Nada do que eu disser poderá ser usado contra mim. Nada do que eu disser será usado. Nada do que eu disser. Eu falo muito. Tudo o que eu disser será usado contra mim, vez ou outra, inevitavelmente. Tudo o que eu digo é usado, é descartável, é de segunda mão. Eu tenho o direito de manter-me calada. Calada, a fim de evitar outras tragédias. A fim de não piorar sua situação. Eu nunca fico calada. Minha missão na Terra é prenunciar tragédias, é causá-las, a mim e aos outros. As situações são ruins por si só. O fato de eu falar ou ficar calada não as pioraria. Eu tenho o direito a um advogado. Alguém que me defenda, de mim mesma se for preciso. Alguém que queira me salvar. Principalmente, que me ensine como sair dessa tragédia em que eu me meti.

Eu juro dizer a verdade e somente a verdade, acima de todas as coisas. Juro pela Bíblia? Juro pela minha mãe? Eu não juro por ninguém.
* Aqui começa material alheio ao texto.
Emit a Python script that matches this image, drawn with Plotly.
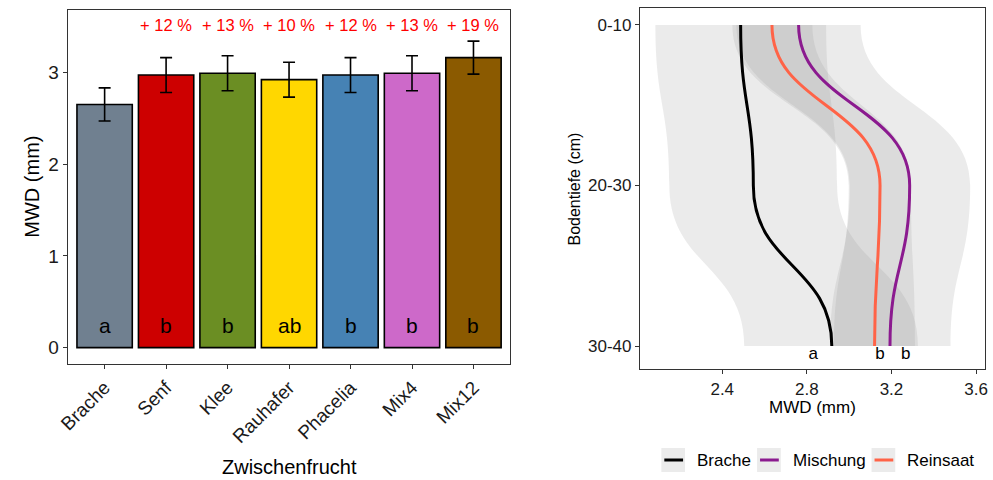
import plotly.graph_objects as go

# ---------------- data: left panel (bar chart) ----------------
categories = ["Brache", "Senf", "Klee", "Rauhafer", "Phacelia", "Mix4", "Mix12"]
mwd_mean = [2.65, 2.97, 2.99, 2.92, 2.97, 2.99, 3.16]
mwd_err = [0.18, 0.19, 0.19, 0.19, 0.19, 0.19, 0.18]
bar_colors = ["#708090", "#CD0000", "#6B8E23", "#FFD700", "#4682B4", "#CD69C9", "#8B5A00"]
sig_letters = ["a", "b", "b", "ab", "b", "b", "b"]
pct_labels = ["", "+ 12 %", "+ 13 %", "+ 10 %", "+ 12 %", "+ 13 %", "+ 19 %"]

# ---------------- data: right panel (depth profiles) ----------------
depth_labels = ["0-10", "20-30", "30-40"]
depth_pos = [1, 2, 3]
groups = ["Brache", "Mischung", "Reinsaat"]
group_colors = ["#000000", "#8B1A8F", "#FF6347"]
brache_mean = [2.487, 2.547, 2.918]
brache_lo = [2.084, 2.150, 2.504]
brache_hi = [2.891, 2.943, 3.325]
mischung_mean = [2.761, 3.286, 3.193]
mischung_lo = [2.467, 3.003, 2.910]
mischung_hi = [3.054, 3.572, 3.479]
reinsaat_mean = [2.635, 3.146, 3.120]
reinsaat_lo = [2.448, 2.998, 2.928]
reinsaat_hi = [2.826, 3.292, 3.311]
profile_letters = ["a", "b", "b"]
profile_letter_x = [2.83, 3.146, 3.267]
x2_ticks = [2.4, 2.8, 3.2, 3.6]

FONT = "Liberation Sans, Arial, sans-serif"
W, H = 993, 480


def px(x):
    return x / W


def py(y):
    return 1 - y / H


def smooth_path(xs, ys):
    """Cubic Bezier path with vertical tangents at each depth level."""
    parts = [f"M {xs[0]},{ys[0]}"]
    for i in range(1, len(xs)):
        ym = (ys[i - 1] + ys[i]) / 2
        parts.append(f"C {xs[i-1]},{ym} {xs[i]},{ym} {xs[i]},{ys[i]}")
    return " ".join(parts)


def ribbon_path(lo, hi, ys):
    p = smooth_path(lo, ys)
    p += f" L {hi[-1]},{ys[-1]}"
    rhi = hi[::-1]
    rys = ys[::-1]
    for i in range(1, len(rhi)):
        ym = (rys[i - 1] + rys[i]) / 2
        p += f" C {rhi[i-1]},{ym} {rhi[i]},{ym} {rhi[i]},{rys[i]}"
    return p + " Z"


fig = go.Figure()

fig.add_trace(go.Bar(
    x=categories, y=mwd_mean, width=0.9,
    marker=dict(color=bar_colors, line=dict(color="black", width=1.6)),
    error_y=dict(type="data", array=mwd_err, color="black", thickness=1.6, width=6),
    xaxis="x", yaxis="y", showlegend=False, hoverinfo="skip",
))

fig.add_trace(go.Scatter(
    x=profile_letter_x, y=[3.055] * 3, mode="text", text=profile_letters,
    textfont=dict(family=FONT, size=17, color="black"),
    xaxis="x2", yaxis="y2", showlegend=False, hoverinfo="skip",
))

shapes = []
ribbons = [(brache_lo, brache_hi), (mischung_lo, mischung_hi), (reinsaat_lo, reinsaat_hi)]
for lo, hi in ribbons:
    shapes.append(dict(type="path", xref="x2", yref="y2", path=ribbon_path(lo, hi, depth_pos),
                       fillcolor="rgba(153,153,153,0.2)", line=dict(width=0), layer="below"))
means = [brache_mean, mischung_mean, reinsaat_mean]
for m, c in zip(means, group_colors):
    shapes.append(dict(type="path", xref="x2", yref="y2", path=smooth_path(m, depth_pos),
                       line=dict(color=c, width=3), layer="above"))

annotations = []
for cat, lab in zip(categories, pct_labels):
    if lab:
        annotations.append(dict(x=cat, y=3.52, xref="x", yref="y", text=lab, showarrow=False,
                                xanchor="center", yanchor="middle",
                                font=dict(family=FONT, size=16.5, color="#FF0000")))
for cat, lab in zip(categories, sig_letters):
    annotations.append(dict(x=cat, y=0.24, xref="x", yref="y", text=lab, showarrow=False,
                            xanchor="center", yanchor="middle",
                            font=dict(family=FONT, size=21, color="black")))

# axis titles
annotations += [
    dict(x=px(22), y=py(187), xref="paper", yref="paper", text="MWD (mm)", textangle=-90,
         xanchor="center", yanchor="middle",
         showarrow=False, font=dict(family=FONT, size=20, color="black")),
    dict(x=px(283), y=py(467), xref="paper", yref="paper", text="Zwischenfrucht",
         xanchor="center", yanchor="middle",
         showarrow=False, font=dict(family=FONT, size=20, color="black")),
    dict(x=px(571), y=py(189), xref="paper", yref="paper", text="Bodentiefe (cm)", textangle=-90,
         xanchor="center", yanchor="middle",
         showarrow=False, font=dict(family=FONT, size=16, color="black")),
    dict(x=px(813), y=py(407), xref="paper", yref="paper", text="MWD (mm)",
         xanchor="center", yanchor="middle",
         showarrow=False, font=dict(family=FONT, size=17, color="black")),
]

# manual legend (ggplot style keys)
legend_x = [660, 757, 873]
for g, c, lx in zip(groups, group_colors, legend_x):
    shapes.append(dict(type="rect", xref="paper", yref="paper", x0=px(lx), x1=px(lx + 24),
                       y0=py(472), y1=py(448), fillcolor="#EBEBEB", line=dict(width=0)))
    shapes.append(dict(type="line", xref="paper", yref="paper", x0=px(lx + 3), x1=px(lx + 22),
                       y0=py(460), y1=py(460), line=dict(color=c, width=3)))
    annotations.append(dict(x=px(lx + 34), y=py(460), xref="paper", yref="paper", text=g,
                            xanchor="left", yanchor="middle", showarrow=False,
                            font=dict(family=FONT, size=17, color="black")))

axis_common = dict(showgrid=False, zeroline=False, showline=True, mirror=True,
                   linecolor="#333333", linewidth=1, ticks="outside", ticklen=4,
                   tickcolor="#333333", tickwidth=1)

fig.update_layout(
    width=W, height=H, autosize=False,
    margin=dict(l=0, r=0, t=0, b=0),
    paper_bgcolor="white", plot_bgcolor="white",
    showlegend=False,
    font=dict(family=FONT, color="black"),
    xaxis=dict(domain=[px(58.5), px(507)], anchor="y", type="category",
               range=[-0.6, 6.6], tickangle=-45,
               tickfont=dict(family=FONT, size=19, color="#1a1a1a"), **axis_common),
    yaxis=dict(domain=[py(364), py(10)], anchor="x", range=[-0.178, 3.679],
               tickvals=[0, 1, 2, 3], tickfont=dict(family=FONT, size=19, color="#1a1a1a"),
               **axis_common),
    xaxis2=dict(domain=[px(638.3), px(987.7)], anchor="y2", range=[2.011, 3.641],
                tickvals=x2_ticks, ticktext=[f"{v:.1f}" for v in x2_ticks],
                tickfont=dict(family=FONT, size=17, color="#1a1a1a"), **axis_common),
    yaxis2=dict(domain=[py(369.3), py(8.3)], anchor="x2", range=[3.145, 0.896],
                tickvals=depth_pos, ticktext=depth_labels,
                tickfont=dict(family=FONT, size=17, color="#1a1a1a"), **axis_common),
    shapes=shapes,
    annotations=annotations,
)

fig.write_html("out.html")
E logo agora que eu queria usar o direito de ficar calada, obrigam-me a dizer a verdade, nada além da verdade. O que há além da verdade? A mentira? A verdade mais pura e mais real? Alguém já foi lá? Quem é a verdade? Podemos ver o que há além da verdade através dela? E cadê o advogado? Chamem as testemunhas. Não, não as que vão testemunhar contra mim. As testemunhas a meu favor. Por favor. Como? Não há testemunhas a meu favor?

Eu fui considerada culpada. Culpada. Cheia de culpa. Presa por te usado minhas palavras. Por ter feito delas minha arma, meu instrumento de tortura contra mim mesma. Minha tortura é um crime para os outros. Minha tortura é a tragédia pessoal do mundo. Tudo o que eu disse foi usado contra mim mesma. Tudo que eu disse foi usado. Defendi-me sozinha.